Conferma a sua volta Nicola Fratoianni, braccio destro di Vendola alla Camera: «Se i civatiani confermano il loro dissenso, e se lo portano alle estreme conseguenze, è logico che ci sarà un’interlocuzione naturale che può avere sviluppi politici importanti». Per fare gruppo al Senato occorrono dieci parlamentari: quelli di Sel sono 7, i civatiani dissidenti altrettanti, quindi anche se qualcuno all’ultimo momento si pente, tuttavia le premesse ci sono tutte, numeriche e soprattutto politiche. All’operazione potrebbero addirittura aggregarsi senatori sparsi di provenienza grillina (quattro o cinque, si dice), sia perché il comico ha ricominciato la campagna di espulsioni, sia perché è proprio a palazzo Madama che il grillismo incontra più resistenze e dissensi. Non sfugge a nessuno che votare contro la fiducia al governo guidato dal proprio segretario, pone automaticamente fuori. Le premesse vanno tutte in questa direzione. «Direi che è il governo Matteo Letta», bacchetta Civati, «più che un nuovo esecutivo è un rimpasto». Poi l’annuncio in semi democristianese: «Questo governo non aiuta un percorso di condivisione».



I movimenti Ma se il Pd renziano rischia di perdere sei voti ex sicuri al Senato, potrebbe comunque incassarne di altri, se non di più, per cui alla fine l’operazione numerica sarà in saldo attivo, ma quella politica non si sa. Per sei civatiani persi a palazzo Madama, se ne acquisterebbero una quindicina ma quasi tutti sul versante di centro, con il che l’asse della maggioranza si sposterebbe un po’ meno a sinistra. Dunque: il Renzi uno può contare al Senato su una maggioranza di 173, se perde i civatiani arriva a 167, che è sempre maggioranza, ma stanno lì lì pronti per dare la fiducia quasi tutti gli 11 di Gal, più 4-5 grillini, mentre sono assicurati i 12 Popolari per l’Italia, gli 8 di Sc, e i 12 autonomisti, oltre ovviamente ai 31 alfaniani di Ncd. C’è poi l’annuncio di Paolo Naccarato, presentato come una certezza: «Non appena si capirà come andrà a finire la vicenda di Berlusconi, Ncd al Senato raddoppierà, da 31 passeremo almeno a 60».

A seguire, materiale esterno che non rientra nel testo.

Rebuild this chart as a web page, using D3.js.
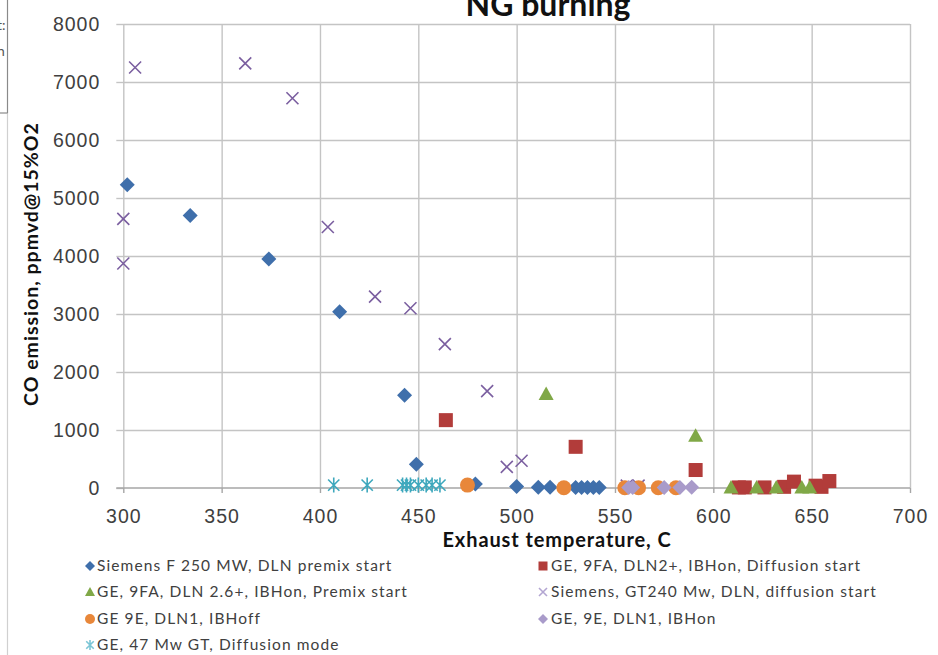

La tensione Ma è nel Pd che si respira la maggiore aria di tensione. C’è Gianni Cuperlo che chiede di «aprire una riflessione» dentro il partito su che fare ora che il segretario è diventato premier. Non l’apertura di un dibattito sul doppio incarico, per carità, manco fossimo ai tempi di De Mita e Forlani o di Craxi, ma almeno «per capire che cosa intende fare Renzi del partito, che idea ne ha». E ci sono i lettiani, che con Francesco Boccia infrangono la consegna del silenzio per chiedere la convocazione della direzione prima della fiducia, «mica si può convocarla solo per cambiare il premier, bisognerà ora discutere della squadra e del programma del nuovo governo». Annuncio di battaglia.

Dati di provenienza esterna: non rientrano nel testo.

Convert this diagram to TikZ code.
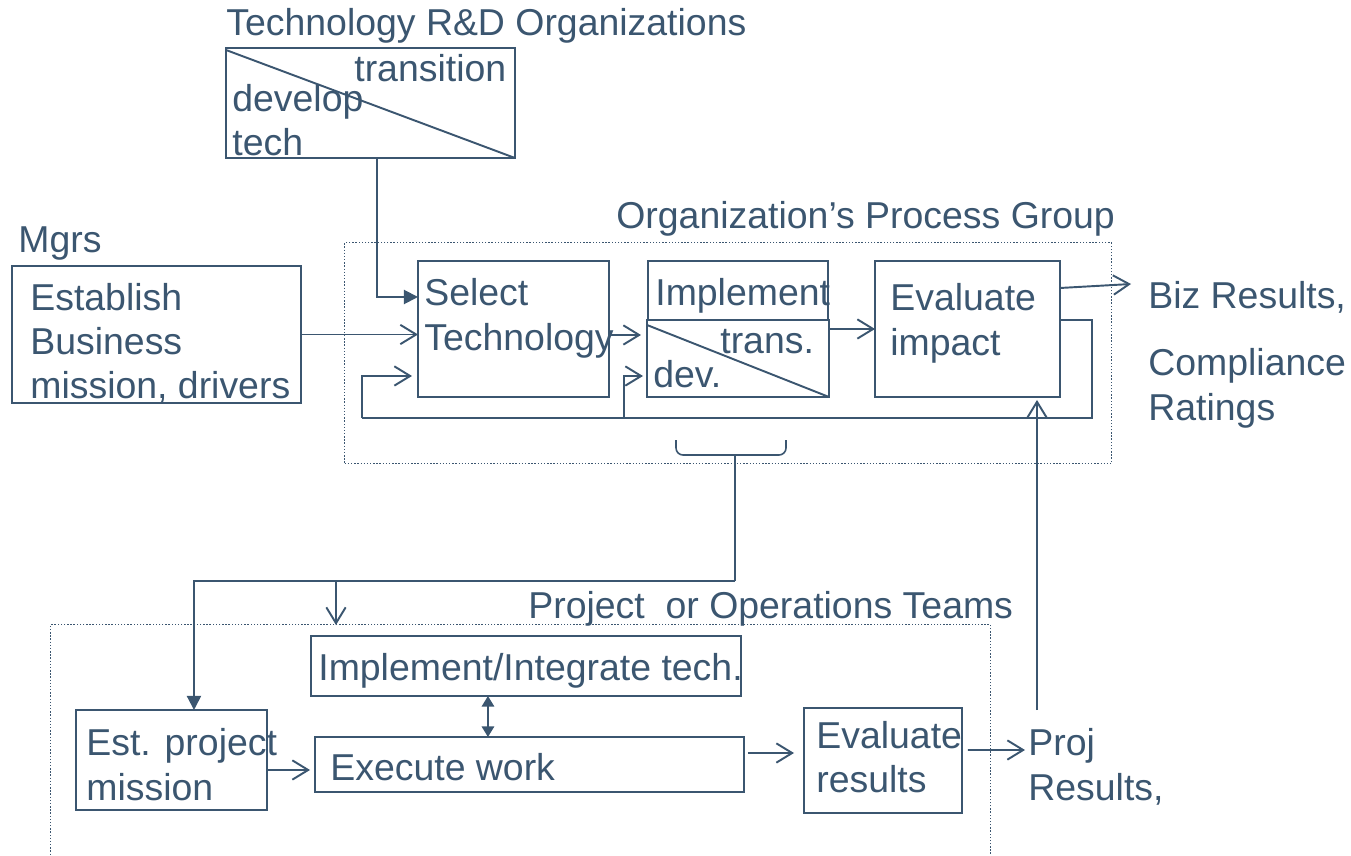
\documentclass[tikz,border=0pt]{standalone}
\usepackage{fontspec}
\setmainfont{Liberation Sans}
\usetikzlibrary{arrows.meta}
\definecolor{slate}{HTML}{3B5670}
\newcommand{\bigfs}{\fontsize{21.3}{25}\selectfont}

\tikzset{
  box/.style={draw=slate, line width=1.1pt, inner sep=0pt, outer sep=0pt, anchor=north west},
  grp/.style={draw=slate, densely dotted, line width=0.8pt, inner sep=0pt, anchor=north west},
  lbl/.style={anchor=base west, inner sep=0pt, text=slate, font=\bigfs},
  wire/.style={draw=slate, line width=1.1pt},
  barb/.style={wire, -{Straight Barb[length=9pt,width=11pt]}},
  solidtip/.style={wire, -{Triangle[length=8pt,width=8pt]}},
  twoway/.style={wire, {Triangle[length=6pt,width=7pt]}-{Triangle[length=6pt,width=7pt]}},
}

\begin{document}
\begin{tikzpicture}[x=0.02cm, y=-0.02cm]
  \useasboundingbox (0,0) rectangle (1351,855);

  % groups
  \node[grp, minimum width=15.34cm, minimum height=4.42cm] (opg) at (344,242) {};
  \node[grp, minimum width=18.8cm, minimum height=4.7cm] (pot) at (50,624) {};
  \node[lbl] (opgt) at (616,228) {Organization’s Process Group};
  \node[lbl] (pott) at (528,618) {Project\ \ or Operations Teams};

  % R&D
  \node[lbl] (rdt) at (226,36) {Technology R\&D Organizations};
  \node[box, minimum width=5.78cm, minimum height=2.2cm] (rd) at (226,48) {};
  \draw[wire] ([yshift=-0.04cm]rd.north west) -- (rd.south east);
  \node[lbl] (rdtr) at (354,82) {transition};
  \node[lbl] (rddv) at (232,112) {develop};
  \node[lbl] (rdtc) at (232,155) {tech};

  % managers
  \node[lbl] (mg) at (18,252) {Mgrs};
  \node[box, minimum width=5.78cm, minimum height=2.74cm] (mgr) at (12,266) {};
  \node[lbl] (mgr1) at (30,310) {Establish};
  \node[lbl] (mgr2) at (30,354) {Business};
  \node[lbl] (mgr3) at (30,398) {mission, drivers};

  % process group
  \node[box, minimum width=3.82cm, minimum height=2.72cm] (sel) at (418,261) {};
  \node[lbl] (sel1) at (424,305) {Select};
  \node[lbl] (sel2) at (424,350) {Technology};
  \node[box, minimum width=3.6cm, minimum height=1.18cm] (impl) at (648,261) {};
  \node[lbl] (implt) at (655,305) {Implement};
  \node[box, minimum width=3.64cm, minimum height=1.54cm] (dt) at (647,320) {};
  \draw[wire] ([yshift=-0.1cm]dt.north west) -- (dt.south east);
  \node[lbl] (dttr) at (720,353) {trans.};
  \node[lbl] (dtdv) at (653,387) {dev.};
  \node[box, minimum width=3.7cm, minimum height=2.72cm] (evi) at (875,261) {};
  \node[lbl] (evi1) at (890,310) {Evaluate};
  \node[lbl] (evi2) at (890,355) {impact};
  \node[lbl] (biz) at (1148,308) {Biz Results,};
  \node[lbl] (cmp1) at (1148,375) {Compliance};
  \node[lbl] (cmp2) at (1148,420) {Ratings};

  % project teams
  \node[box, minimum width=8.6cm, minimum height=1.2cm] (integ) at (311,636) {};
  \node[lbl] (integt) at (318,680) {Implement/Integrate tech.};
  \node[box, minimum width=8.58cm, minimum height=1.1cm] (exec) at (315,737) {};
  \node[lbl] (exect) at (330,780) {Execute work};
  \node[box, minimum width=3.82cm, minimum height=2.0cm] (est) at (76,710) {};
  \node[lbl] (est1) at (86,755) {Est. project};
  \node[lbl] (est2) at (86,800) {mission};
  \node[box, minimum width=3.16cm, minimum height=2.1cm] (evr) at (804,708) {};
  \node[lbl] (evr1) at (816,748) {Evaluate};
  \node[lbl] (evr2) at (816,792) {results};
  \node[lbl] (pj1) at (1028,755) {Proj};
  \node[lbl] (pj2) at (1028,800) {Results,};

  \coordinate (bizin) at (1131,284);
  \coordinate (fbr) at (1092,418);
  \coordinate (fbl) at (362,418);
  \coordinate (fbd) at (624,418);
  \coordinate (brc) at (735,455);
  \coordinate (jn) at (735,581);
  \coordinate (pjin) at (1025,750);
  \coordinate (pjup) at (1037,710);

  % upper flow
  \draw[solidtip] ([xshift=0.13cm]rd.south) |- ([yshift=0.64cm]sel.west);
  \draw[barb] (mgr.east) -- (mgr.east -| sel.west);
  \draw[barb, shorten >=0.12cm] ([yshift=-0.12cm]sel.east) -- ([yshift=-0.12cm]sel.east -| dt.west);
  \draw[barb] (evi.west -| dt.east) -- (evi.west);
  \draw[barb] ([yshift=0.82cm]evi.east) -- (bizin);
  \draw[wire] ([yshift=0.18cm]evi.east) -| (fbr) -- (fbl);
  \draw[barb, shorten >=0.12cm] (fbl) |- ([yshift=-0.94cm]sel.west);
  \draw[barb, shorten >=0.08cm] (fbd) |- ([yshift=-0.35cm]dt.west);
  \draw[wire, line width=0.9pt, rounded corners=0.14cm] (676,440) -- (676,455) -- (786,455) -- (786,440);

  % down to the teams
  \draw[wire] (brc) -- (jn);
  \draw[solidtip] (jn) -| ([xshift=0.45cm]est.north);
  \draw[barb, shorten >=0.22cm] ([xshift=-3.8cm]integ.north |- jn) -- ([xshift=-3.8cm]integ.north);
  \draw[twoway] ([xshift=-0.76cm]integ.south) -- ([xshift=-0.76cm]integ.south |- exec.north);
  \draw[barb, shorten >=0.1cm] ([yshift=-0.2cm]est.east) -- ([yshift=-0.2cm]est.east -| exec.west);
  \draw[barb, shorten <=0.08cm, shorten >=0.2cm] ([yshift=0.23cm]exec.east) -- ([yshift=0.23cm]exec.east -| evr.west);
  \draw[barb, shorten <=0.12cm] ([yshift=0.21cm]evr.east) -- (pjin);
  \draw[barb, shorten >=0.06cm] (pjup) -- (pjup |- evi.south);
\end{tikzpicture}
\end{document}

E al Nazareno? Lo statuto prevede l’identità di premier e leader, nonché la convocazione dell’assemblea nazionale per eleggere un vice segretario con funzioni di reggente. L’ipotesi è di arrivare a una troika formata da Guerini (reggente), Lotti e Serracchiani, quest’ultima con l’incarico di portavoce. In segreteria ci sarà poi un bel rimpasto, visto che in quattro (Renzi, Mogherini, Madia, Boschi) sono andati al governo.